Romuald Ian Lakowski
Lakowski, R. I. "A Bibliography of Thomas More's Utopia." Early Modern Literary Studies 1.2 (1995): 6.1-10 <URL: http://www.library.ubc.ca/emls/01-2/lakomore.html>.
Copyright (c) 1995 by the author, all rights reserved. Volume 1.2 as a whole is copyright (c) 1995 by Early Modern Literary Studies, all rights reserved, and may be used and shared in accordance with the fair-use provisions of U.S. copyright law. Archiving and redistribution for profit, or republication of this text in any medium, requires the consent of the author and the Editor of EMLS.


  1. This Utopia bibliography is organised topically into two major subdivisions, ten major sections and about sixty subtopics or subsections.[1] The first major division deals with modern Editions and Translations, and the second with background scholarship (Studies in Utopia) published in the last hundred years (from about 1890 onwards), mainly in English and French.
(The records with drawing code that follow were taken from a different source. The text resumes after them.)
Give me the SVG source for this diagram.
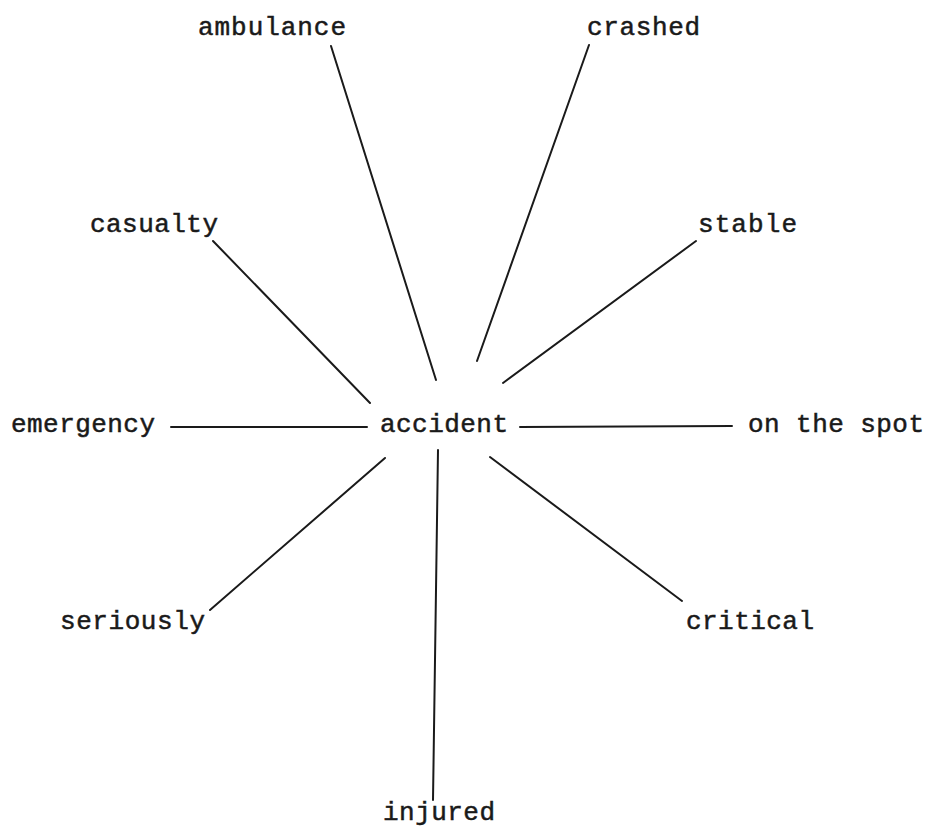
<svg xmlns="http://www.w3.org/2000/svg" width="926" height="828" viewBox="0 0 926 828">
<style>
text{font-family:"Liberation Mono","DejaVu Sans Mono",monospace;font-size:26px;fill:#1a1a1a;stroke:#1a1a1a;stroke-width:0.5;}
.c line{stroke:#1a1a1a;stroke-width:2;stroke-linecap:round;}
</style>
<rect width="926" height="828" fill="#ffffff"/>
<g class="c" id="connectors">
<line x1="331" y1="46" x2="436" y2="380"/>
<line x1="589" y1="45" x2="477" y2="361"/>
<line x1="213" y1="241" x2="370" y2="403"/>
<line x1="696" y1="241" x2="503" y2="383"/>
<line x1="171" y1="427" x2="367" y2="427"/>
<line x1="520" y1="427" x2="732" y2="426"/>
<line x1="385" y1="458" x2="210" y2="610"/>
<line x1="438" y1="450" x2="433" y2="800"/>
<line x1="490" y1="457" x2="682" y2="601"/>
</g>
<g id="node-accident"><text x="380" y="432" textLength="128" lengthAdjust="spacing">accident</text></g>
<g id="node-ambulance"><text x="198" y="35" textLength="148" lengthAdjust="spacing">ambulance</text></g>
<g id="node-crashed"><text x="587" y="35" textLength="113" lengthAdjust="spacing">crashed</text></g>
<g id="node-casualty"><text x="90" y="232" textLength="128" lengthAdjust="spacing">casualty</text></g>
<g id="node-stable"><text x="698" y="232" textLength="99" lengthAdjust="spacing">stable</text></g>
<g id="node-emergency"><text x="11" y="432" textLength="144" lengthAdjust="spacing">emergency</text></g>
<g id="node-on-the-spot"><text x="748" y="432" textLength="176" lengthAdjust="spacing">on the spot</text></g>
<g id="node-seriously"><text x="60" y="629" textLength="145" lengthAdjust="spacing">seriously</text></g>
<g id="node-critical"><text x="686" y="629" textLength="128" lengthAdjust="spacing">critical</text></g>
<g id="node-injured"><text x="383" y="820" textLength="112" lengthAdjust="spacing">injured</text></g>
</svg>
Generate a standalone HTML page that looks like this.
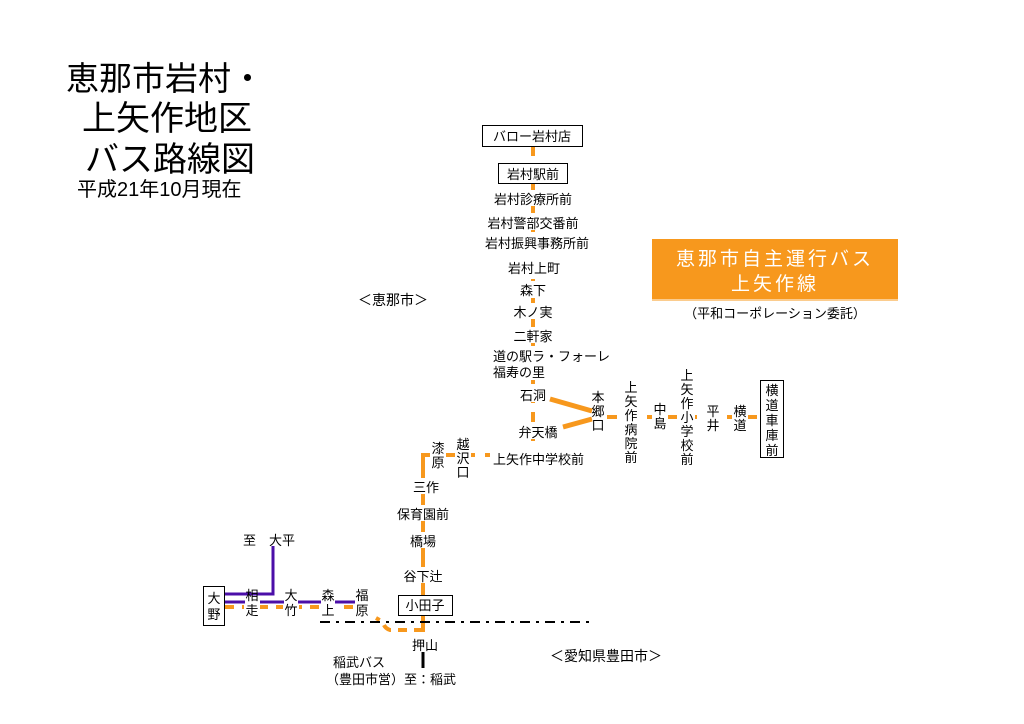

There is also a significant body of modern More scholarship in other languages, especially German, Spanish, Italian and Japanese, but it is beyond my current scope to include much of this scholarship in this bibliography.

  2. In addition, many of the items include the locations of one or more summaries and/or reviews in their annotation "fields" (in [] brackets). A number of items have been entered into the bibliography in more than one subsection, with one of the entries being abbreviated with a hypertext link to the main reference.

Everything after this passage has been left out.